Obama says he’ll press Cuba on human rights

The U.S. will enter into talks with Cuba even if it hasn’t released all of the 53 political prisoners it pledged it would when President Barack Obama announced plans to normalize relations with the island.

The White House said Tuesday that Cuba has released “some” of the prisoners, but White House Press Secretary Josh Earnest said he couldn’t discuss specific numbers.

“We've been careful about talking about the number of prisoners and who they are because we don't want to put an even bigger target on their back as political dissidents,” Earnest said, noting that the White House hopes to see all the prisoners released “in the near future.”

He said the Cuban government made the pledge not only to the U.S., but to the Vatican, which played a role in brokering talks between the U.S. and Cuba after more than 50 years of icy relations.

“The expectation right now is that they've already made this commitment and we expect them to live up to it,” Earnest said.

The remarks came as members of Congress pressed the administration to scrap upcoming talks until Havana delivers on its promise to release political prisoners, but the State Department plans to hold talks with Cuba this month to begin hammering out details of opening a new embassy even if all the prisoners are not released, spokeswoman Jen Psaki said.

“We're looking to get them released, and this is the process that we think will be most effective in getting that done,” said Psaki, who said she expected to soon announce a date for the talks.

She said the U.S. believes with a new policy of engagement it will have an opportunity to talk with Cuba.

“This is an ongoing process,” she said, adding that the administration “didn't expect it would be overnight.

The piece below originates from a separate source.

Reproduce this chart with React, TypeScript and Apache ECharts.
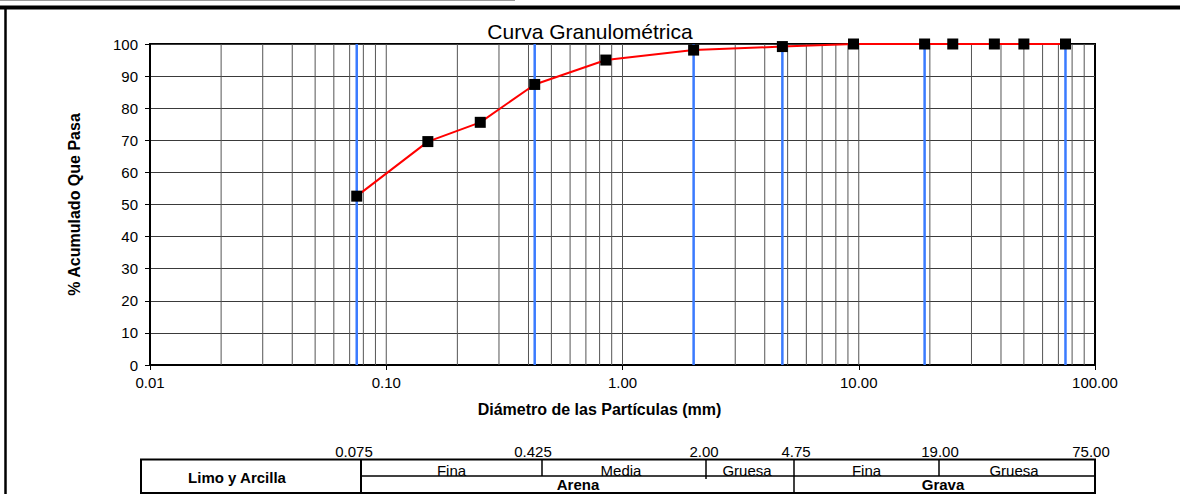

They've committed to do this, and we'll continue to have a discussion about it.”

Some dissidents have suggested that some of the prisoners on the list had previously been released, but Psaki said the U.S. put the list together with the goal of releasing additional political prisoners.

“It wasn't to check a box or just be able to say we took part in a release when they were already released,” she said.

Roberta Jacobson, the assistant secretary of state for Western Hemisphere Affairs, is expected to lead the talks with Cuban officials later this month in Havana.

Obama insisted Tuesday that he’ll continue to press the Cuban government on its human rights record as he secured support from of Mexican President Enrique Pena Nieto, who, meeting with Obama in the Oval Office, called the decision to reestablish diplomatic relations with Cuba an “audacious” one.

He said Mexico hopes to collaborate with both countries in the effort.

“Mexico will be a tireless supporter of the good relationship between two neighbors,” Pena Nieto said.

The U.S. snub of Cuba has been a sticking point with a number of governments, including Mexico, which has long maintained ties with Cuba. Peña Nieto late last year agreed to forgive 70 percent of Cuba’s nearly $500 million foreign debt to his country, months after an official visit to the island where he met with semi-retired Cuban leader Fidel Castro and praised him as “Cuba’s political and moral leader.”

Obama said he hopes for a “more constructive policy” with Cuba, but said he will “insist” that it include discussions about human rights, democracy and political freedom, including at the upcoming Summit of the Americas.

His remarks came as Sen. Marco Rubio, R-Fla., called on Obama to cancel upcoming talks on normalizing relations until the Cuban government releases 53 prisoners whom Cuban leader Raul Castro had said would be released when Obama announced the change in Cuba policy three weeks ago.

“To date, no information has been provided about the political prisoners to be released – regarding their identities, conditions or whereabouts, even on a confidential basis, to members of Congress,” Rubio wrote to Obama.

Rubio, who has opposed Obama’s policy changes, called on the administration to hold the regime accountable for freeing the 53, along with others who have been detained in recent weeks.

“A failure to do so will further embolden the regime to continue its oppression,” Rubio said.